Russia gave the world not only the word "intelligentsia" but the concept of the intelligentsia — or so people say. The words "satellite" and "perestroika" definitely came from us.
That was all true in the past. But now our leaders — former President Dmitry Medvedev, Foreign Ministry spokeswoman Maria Zakharova, Dmitry Rogozin — the head of a succession of grand ministries — and many others talk like street punks and make dirty jokes. It’s as if the ruling system can’t exist without vulgarity. And the head joker is Vladimir Putin, President of the Russian Federation.
At the very beginning of his career he promised to “rub out terrorists in the outhouse.” Then he told us that if your grandmother had male genitals she’d be your grandfather. And now his latest achievement is explaining the West's focus on developing renewable — what Putin called “unconventional” — energy as the interest of Western leaders in homosexual relations.
The degradation of public language reflects the degradation of Russian public policy. But it also reflects the worldview and preferences of our state's top officials.
Putin is, I believe, sincere and authentic in his "edgy" remarks. His style is not the product of speechwriters and PR people who have carefully analyzed the political consequences of what he says. It reflects the president's personality and his view of the world. Style is the man.
Judging by what he says "from the heart" and not his speeches written ahead of time, the Russian president's picture of the world is quite simple. The main thing is strength and striking first. This is supposedly what he learned on the streets of St. Petersburg, although I grew up in the same years in the same city and even in the same neighborhood, and the city was not at all the way Putin describes it.
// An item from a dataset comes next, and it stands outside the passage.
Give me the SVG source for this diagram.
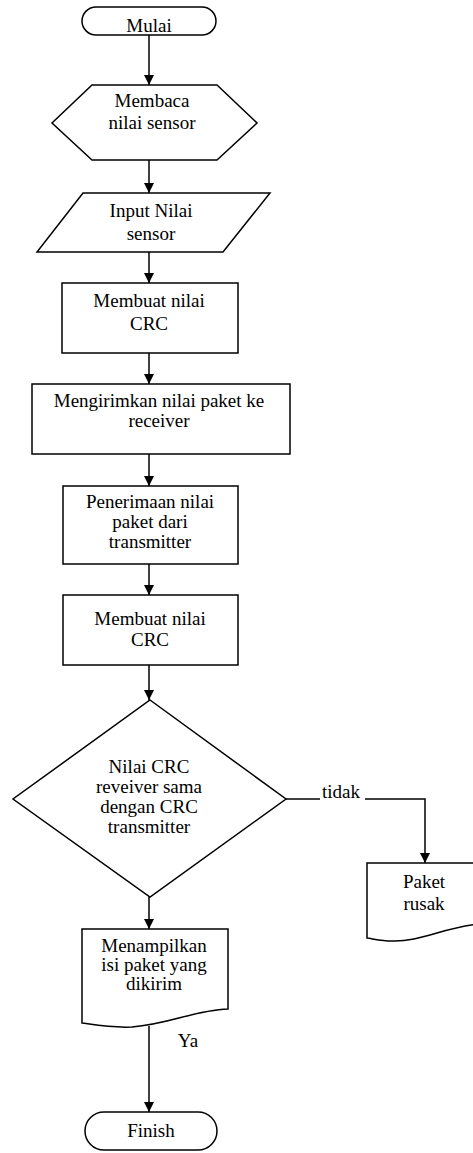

The "syndrome" of his worldview includes sexism. Do you remember how he told the Israeli delegation that we envied their president — “what a man!” — while he was under investigation for sexual harassment? He also demonstrates homophobia. Proof of this is not only his comments on modern energy, but the whole homophobic wave of propaganda in the country today, which could not have emerged without his approval.
Might makes right. Force, not treaties. Like Peter the Great, we do not invade, we take back what is ours. Signed agreements, recognition of borders, and so on are irrelevant. The important thing is that we consider it ours, that we have a historical right to it and the power to take it back. There are problems with the last part, to be sure…
Power gives you the right not to answer questions and to be rude to the questioners. In any case, they won’t be allowed to ask another question — the times of unscripted interviews are long gone. The president's press conferences and live broadcasts have been transformed into a show, a concert, where he entertains his fans by humiliating his absent opponents and shows off how “cool” he is.
The level of boorishness and arrogance, of course, varies from case to case. Sometimes it is almost invisible, sometimes it is off the charts. It depends on Putin's state of mind and mood, but that’s not all. The most important factor is how unpleasant the issue is for him, and how much the topic alarms or frightens him.
You can tell by the president's level of boorishness and aggression what he considers a threat to himself and to the country.
In this sense, his latest "joke" about linking alternative energy to homosexuality is more than revealing. The enemy of the raw material economy — any country’s economy, not just Russia’s — is technological progress, for it weakens dependence on resources. Once upon a time, the production of wool saved people from dependence on the fur-bearing animals traded by Russia. Then mankind drastically reduced its dependence on wood as an energy source. Now in developed countries trees are burned only for pleasure, in fireplaces and fires, but not for heat. Imagine how hateful the development of oil extraction and refining was to the rich landowner, whose well-being and power were derived from his vast forests — the source of wood that his neighbors, who had never heard of oil, depended on to survive.
Today, technological progress is reducing people's dependence on oil and gas, both through more efficient technology and through the alternative sources of energy that infuriated the president. The downward trend in this dependence may be slowed, it may even be reversed for a while by war or other misfortunes, but these delays do not cancel out the long-term trend that is clear to everyone — including, it would seem, Putin.
But he has no answer. Trillions of petrodollars have not turned into new technologies in Russia. We still have nothing to offer the world. Except, of course, rudeness and cursing, which Putin has unfortunately demonstrated.